With this disaster triple punch, you're sure to be even more fed up with the way our grand federal government consistently looks the other way. The greatest privilege people of power have is the power to ignore an issue; it's bound to go away sooner or later.
1. I watched When the Levees Broke, the 4 hour Spike Lee documentary on New Orleans and the Mississippi Gulf Coast. I guarantee you'll well up several times throughout and, for the particularily emotional, I suggest you pick up a fresh box of Puffs on the way to your local video rental store. It will, of course, outrage and frustrate you as well. Terrence Blanchard, a musician who scored Spike Lee's Inside Man and grew up in New Orleans put it best. When he went to visit his mother in New Orleans, he asked: Why don't you see rows of trailers in the hardest hit areas and hear the cacophony of hammers driving nails into new homes? Because people of power (i.e. politicians and insurance companies) don't give a damn about the well-being of regular homeowners. Spike Lee's documentary is hands down the best reporting I've seen on the disaster. It makes the stuff we saw on TV after the disaster look like an afterschool special.

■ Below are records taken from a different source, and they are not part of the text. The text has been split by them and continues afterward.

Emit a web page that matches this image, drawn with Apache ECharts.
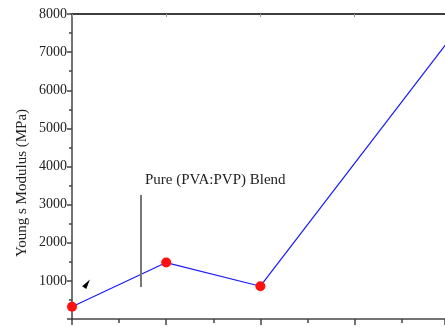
<!DOCTYPE html>
<html>
<head>
<meta charset="utf-8">
<script src="https://cdn.jsdelivr.net/npm/echarts@6/dist/echarts.min.js"></script>
<style>
  html, body { margin: 0; padding: 0; background: #fff; }
  #chart { width: 445px; height: 327px; }
</style>
</head>
<body>
<div id="chart"></div>
<script>
// sample positions along x and Young's modulus
const xValues = [0, 1, 2, 4]
const modulus = [320, 1480, 860, 7300]
const yTicks = { min: 0, max: 8000, step: 1000 }

// annotation: vertical marker and label
const markerX = 0.73
const markerRange = [3250, 840]
const arrowPos = [0.16, 930]

const chart = echarts.init(document.getElementById('chart'))

const serif = 'Liberation Serif, Times New Roman, serif'

const option = {
  animation: false,
  grid: { left: 72, right: 0, top: 14, bottom: 8 },
  xAxis: [
    {
      type: 'value',
      min: 0,
      max: 3.96,
      interval: 1,
      axisLine: { lineStyle: { color: '#444', width: 1.5 } },
      axisTick: { length: 6, lineStyle: { color: '#444', width: 1.5 } },
      minorTick: { show: true, splitNumber: 2, length: 4, lineStyle: { color: '#444', width: 1.5 } },
      axisLabel: { show: false },
      splitLine: { show: false }
    },
    {
      type: 'value',
      position: 'top',
      min: 0,
      max: 3.96,
      interval: 1,
      axisLine: { onZero: false, lineStyle: { color: '#000', width: 1.5 } },
      axisTick: { inside: true, length: 3, lineStyle: { color: '#999' } },
      axisLabel: { show: false },
      splitLine: { show: false }
    }
  ],
  yAxis: {
    type: 'value',
    min: yTicks.min,
    max: yTicks.max,
    interval: yTicks.step,
    axisLine: { show: true, lineStyle: { color: '#444', width: 1.5 } },
    axisTick: { length: 5, lineStyle: { color: '#444', width: 1.5 } },
    minorTick: { show: true, splitNumber: 2, length: 3, lineStyle: { color: '#444', width: 1.5 } },
    axisLabel: {
      fontFamily: serif, fontSize: 14, color: '#222', margin: 5,
      formatter: v => (v === 0 ? '' : String(v))
    },
    splitLine: { show: false }
  },
  series: [
    {
      type: 'line',
      data: xValues.map((x, i) => [x, modulus[i]]),
      lineStyle: { color: '#1a1aff', width: 1.2 },
      symbol: 'circle',
      symbolSize: 10,
      itemStyle: { color: '#ff1010' },
      clip: true,
      markLine: {
        silent: true,
        symbol: 'none',
        label: { show: false },
        lineStyle: { color: '#777', width: 2, type: 'solid' },
        data: [[{ coord: [markerX, markerRange[0]] }, { coord: [markerX, markerRange[1]] }]]
      },
      markPoint: {
        silent: true,
        data: [{
          coord: arrowPos,
          symbol: 'triangle',
          symbolSize: [5, 10],
          symbolRotate: -35,
          itemStyle: { color: '#000' },
          label: { show: false }
        }]
      }
    }
  ],
  graphic: [
    {
      type: 'text',
      left: 145,
      top: 173,
      style: { text: 'Pure (PVA:PVP) Blend', fontFamily: serif, fontSize: 15, fill: '#222' }
    },
    {
      type: 'text',
      x: 22,
      y: 183,
      rotation: Math.PI / 2,
      style: {
        text: 'Young s Modulus (MPa)', fontFamily: serif, fontSize: 15, fill: '#222',
        align: 'center', verticalAlign: 'middle'
      }
    }
  ]
}

chart.setOption(option)
</script>
</body>
</html>
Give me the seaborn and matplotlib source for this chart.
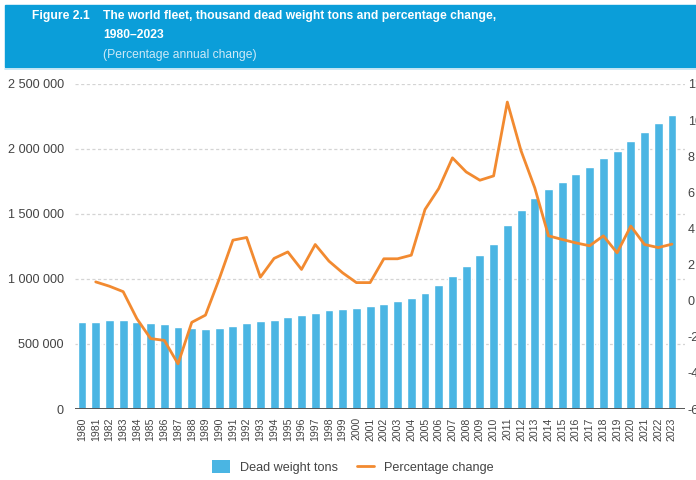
import numpy as np
import pandas as pd
import matplotlib.pyplot as plt
import seaborn as sns
from matplotlib import font_manager as fm
from matplotlib.patches import Rectangle, Patch
from matplotlib.lines import Line2D
from matplotlib.ticker import FuncFormatter

# ─── DATA ─────────────────────────────────────────────────────────────────────
anos = list(range(1980, 2024))
dwt_mil = [670, 670, 681, 681, 672, 662, 655, 628, 620, 612,
           623, 640, 664, 675, 685, 705, 723, 741, 762, 772,
           780, 790, 808, 828, 856, 895, 951, 1025, 1102, 1182,
           1269, 1413, 1528, 1623, 1690, 1748, 1805, 1864, 1928, 1987,
           2064, 2131, 2198, 2264]
dwt = [v * 1000 for v in dwt_mil]
variacao_pct = [np.nan, 1.04, 0.8, 0.5, -1.0, -2.1, -2.2, -3.5, -1.2, -0.8,
                1.2, 3.35, 3.5, 1.3, 2.34, 2.7, 1.73, 3.11, 2.19, 1.54,
                1.0, 1.0, 2.32, 2.32, 2.52, 5.05, 6.21, 7.91, 7.13, 6.67,
                6.91, 11.0, 8.3, 6.25, 3.59, 3.39, 3.2, 3.04, 3.59, 2.65,
                4.13, 3.11, 2.94, 3.13]

df = pd.DataFrame({"ano": [str(a) for a in anos], "dwt": dwt,
                   "pct": variacao_pct, "pos": np.arange(len(anos))})

# ─── CONFIGURAÇÃO DE PLOT ─────────────────────────────────────────────────────
sns.set_theme(style="white")
nomes = {f.name for f in fm.fontManager.ttflist}
if 'Liberation Sans Narrow' in nomes:
    plt.rcParams['font.family'] = ['Liberation Sans Narrow', 'DejaVu Sans']
    k = 1.0
else:
    plt.rcParams['font.family'] = ['Liberation Sans', 'DejaVu Sans']
    k = 0.84
plt.rcParams['axes.unicode_minus'] = False

AZUL = '#4ab5e3'
LARANJA = '#f28a30'
CINZA = '#555555'
TXT = '#444444'

fig = plt.figure(figsize=(6.96, 4.8), dpi=100)

# cabeçalho azul
fig.patches.append(Rectangle((5 / 696, 1 - 67 / 480), 1, 62 / 480,
                             transform=fig.transFigure, color='#0b9ed9', zorder=0))
fig.lines.append(Line2D([5 / 696, 1], [1 - 68.5 / 480] * 2, transform=fig.transFigure,
                        color='#bfe3f3', lw=1.2))
fig.text(32 / 696, 1 - 16 / 480, 'Figure 2.1', color='white', fontsize=10.4 * k,
         fontweight='bold', va='center')
fig.text(103 / 696, 1 - 16 / 480,
         'The world fleet, thousand dead weight tons and percentage change,',
         color='white', fontsize=10.4 * k, fontweight='bold', va='center')
fig.text(103 / 696, 1 - 35.5 / 480, '1980–2023', color='white', fontsize=10.4 * k,
         fontweight='bold', va='center')
fig.text(103 / 696, 1 - 55 / 480, '(Percentage annual change)', color='#cde9f7',
         fontsize=10.4 * k, va='center')

# barras (eixo esquerdo)
ax = fig.add_axes([75 / 696, 1 - 409 / 480, 610 / 696, 325 / 480])
sns.barplot(data=df, x='ano', y='dwt', color=AZUL, width=0.65, saturation=1,
            ax=ax, zorder=2)
ax.set_xlim(-0.51, 43.95)
ax.set_ylim(0, 2_500_000)
ax.set_yticks(np.arange(0, 2_500_001, 500_000))
ax.yaxis.set_major_formatter(FuncFormatter(lambda v, _: f"{int(v):,}".replace(',', ' ')))
ax.grid(axis='y', linestyle=(0, (2.5, 2)), color='#d4d4d4', lw=0.9, zorder=0)
ax.set_axisbelow(True)
ax.axhline(0, color=CINZA, lw=1.4, zorder=3)
for s in ax.spines.values():
    s.set_visible(False)
ax.set_xlabel('')
ax.set_ylabel('')
ax.tick_params(axis='y', labelsize=10.8 * k, labelcolor=TXT, length=0, pad=8)
ax.tick_params(axis='x', labelsize=9 * k, labelcolor=TXT, length=0,
               labelrotation=90, pad=6)

# variação percentual (eixo direito)
ax2 = ax.twinx()
sns.lineplot(data=df, x='pos', y='pct', color=LARANJA, lw=2, ax=ax2, zorder=4)
ax2.set_ylim(-6, 12)
ax2.set_yticks(np.arange(-6, 13, 2))
ax2.set_ylabel('')
ax2.grid(False)
for s in ax2.spines.values():
    s.set_visible(False)
ax2.tick_params(axis='y', labelsize=10.8 * k, labelcolor=TXT, length=0, pad=2)

handles = [Patch(facecolor=AZUL, edgecolor='none'),
           Line2D([0], [0], color=LARANJA, lw=2)]
fig.legend(handles, ['Dead weight tons', 'Percentage change'], loc='center',
           bbox_to_anchor=(353 / 696, 1 - 467 / 480), ncol=2, frameon=False,
           fontsize=10.8 * k, handlelength=1.4, handleheight=1.2, columnspacing=1.5,
           labelcolor=TXT)

plt.savefig('out.png', dpi=100)
plt.close()
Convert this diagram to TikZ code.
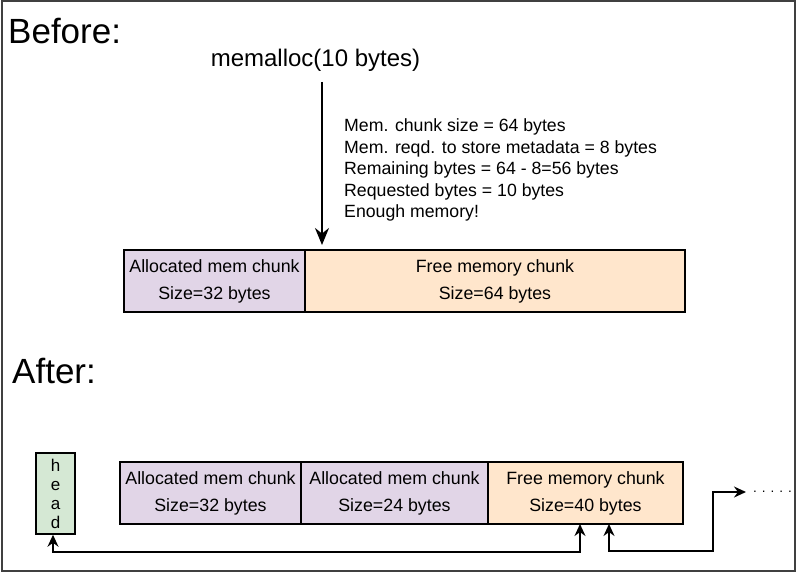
\documentclass[tikz,border=0pt]{standalone}
\usepackage{fontspec}
\setmainfont{Liberation Sans}
\usepackage{xcolor}
\usepackage{tikz}
\usetikzlibrary{positioning,arrows.meta}

\definecolor{allocfill}{HTML}{E1D5E7}
\definecolor{freefill}{HTML}{FFE6CC}
\definecolor{headfill}{HTML}{D5E8D4}

\tikzset{
    chunk/.style={draw, rectangle, black, line width=2.5pt, minimum height=62pt, inner sep=0pt, outer sep=0pt, align=center, font=\fontsize{17.8}{27}\selectfont, execute at begin node={\rule{0pt}{32pt}}},
    alloc/.style={chunk, fill=allocfill},
    free/.style={chunk, fill=freefill},
    link/.style={black, line width=1.5pt, {Stealth[length=12pt,width=11pt]}-{Stealth[length=12pt,width=11pt]}}
}

\begin{document}
\begin{tikzpicture}[x=1pt, y=-1pt]
                \useasboundingbox (0,0) rectangle (796,572);
                \draw[line width=2pt, black!75] (1.5,1.5) rectangle (794.5,570.5);
                \node[anchor=west, inner sep=0pt, font=\fontsize{35}{40}\selectfont] (before) at (8,31) {Before:};
                \node[anchor=west, inner sep=0pt, font=\fontsize{35}{40}\selectfont] (after) at (12,371) {After:};
                \node[inner sep=0pt, font=\fontsize{24}{28}\selectfont] (call) at (315.5,60) {memalloc(10 bytes)};
                \node[anchor=north west, inner sep=0pt, align=left, font=\fontsize{17.7}{21.5}\selectfont] (info) at (344,118.5) {Mem. chunk size = 64 bytes\\Mem. reqd. to store metadata = 8 bytes\\Remaining bytes = 64 - 8=56 bytes\\Requested bytes = 10 bytes\\Enough memory!};
                % before the call
                \node[alloc, minimum width=181pt, anchor=north west] (no1) at (124,250) {Allocated mem chunk\\Size=32 bytes};
                \node[free, minimum width=380pt, right=0pt of no1] (no2) {Free memory chunk\\Size=64 bytes};
                \coordinate (split) at (322,82);
                \draw[black, line width=2pt, -{Stealth[length=17pt,width=14pt]}] (split) -- ([yshift=5pt]split |- no2.north);
                % after the call
                \node[draw, rectangle, black, fill=headfill, line width=1.5pt, minimum width=39pt, minimum height=81pt, inner sep=0pt, align=center, font=\fontsize{17}{19}\selectfont] (head) at (55.5,493.5) {h\\e\\a\\d};
                \node[alloc, minimum width=181pt, anchor=north west] (no3) at (120,462) {Allocated mem chunk\\Size=32 bytes};
                \node[alloc, minimum width=187pt, right=0pt of no3] (no4) {Allocated mem chunk\\Size=24 bytes};
                \node[free, minimum width=195pt, right=0pt of no4] (no5) {Free memory chunk\\Size=40 bytes};
                \node[anchor=west, inner sep=0pt, font=\fontsize{13.5}{16}\selectfont] (more) at (753,492) {. . . . .};
                \draw[link] ([xshift=-2.5pt]head.south) -- ++(0,17) -| ([xshift=92pt]no5.south west);
                \draw[link] ([xshift=121pt]no5.south west) -- ++(0,27) -| ++(104,-59) -- ([xshift=-7pt]more.west |- 0,492);
\end{tikzpicture}
\end{document}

2. I'm finishing up The Worst Hard Time by Timothy Egan, a book about the people who lived through the dust storms of the 1930s. I've found it particularily interesting because you can read The Grapes of Wrath or listen to a number of songs by Woody Guthrie to get a glimpse of what it was like for those who left the Dust Bowl, but this is the first book I've read about those who stuck around and tried to withstand the horrendous weather conditions. Egan writes about how the dusters moved like a "mobile hill of crud." When it rumbled through, it carried static electricity, enough to short out a car. And it hurt, like sandpaper dragged across your face. Many people died of what was called dust pneumonia, an accumulation of dust stuck in a person's lungs. Of course, you can blame much of this on the Hoover Administration and other government officials who a few years earlier thought it was a brillaint idea to tear up miles of land that had been covered with grass for thousands of years and magically turn it into thriving communities of subsistence farming. Little did they know that you can't control mother nature to suit your needs.
3. Which brings me to my third recommendation: An Inconvenient Truth. If you haven't seen it, I highly recommend it. Yes, Al Gore is his usual pompous, melodramatic self, but the facts he presents are clear and pretty damn harrowing.
With this disaster triple punch, you're sure to be even more fed up with the way our grand federal government consistently looks the other way. The greatest privilege people of power have is the power to ignore an issue; it's bound to go away sooner or later.
2 Comments:
i saw that spike lee "joint", pretty harrowing. i've been trying to get inconvenient truth from netflix, but they insist it will be a short wait. i spent my break watching my new freaks and geeks dvds and getting started on the ken burns civil war documentary. quality.
the civil war documentary is great, but I think the baseball and jazz documentaries are better. I think, in the civil war documentary, Ken Burns focuses too much on chronology and the details of the battles and not enough on the stories of the war.
I guess I'd rank 'em:
1. Baseball
2. Jazz
3. Civil War probably b/c I learned the most interesting stuff from the documentaries in that order.
Has anyone else noticed that "When the Levees Broke" isn't on any top ten lists for the year? Kinda crappy I think.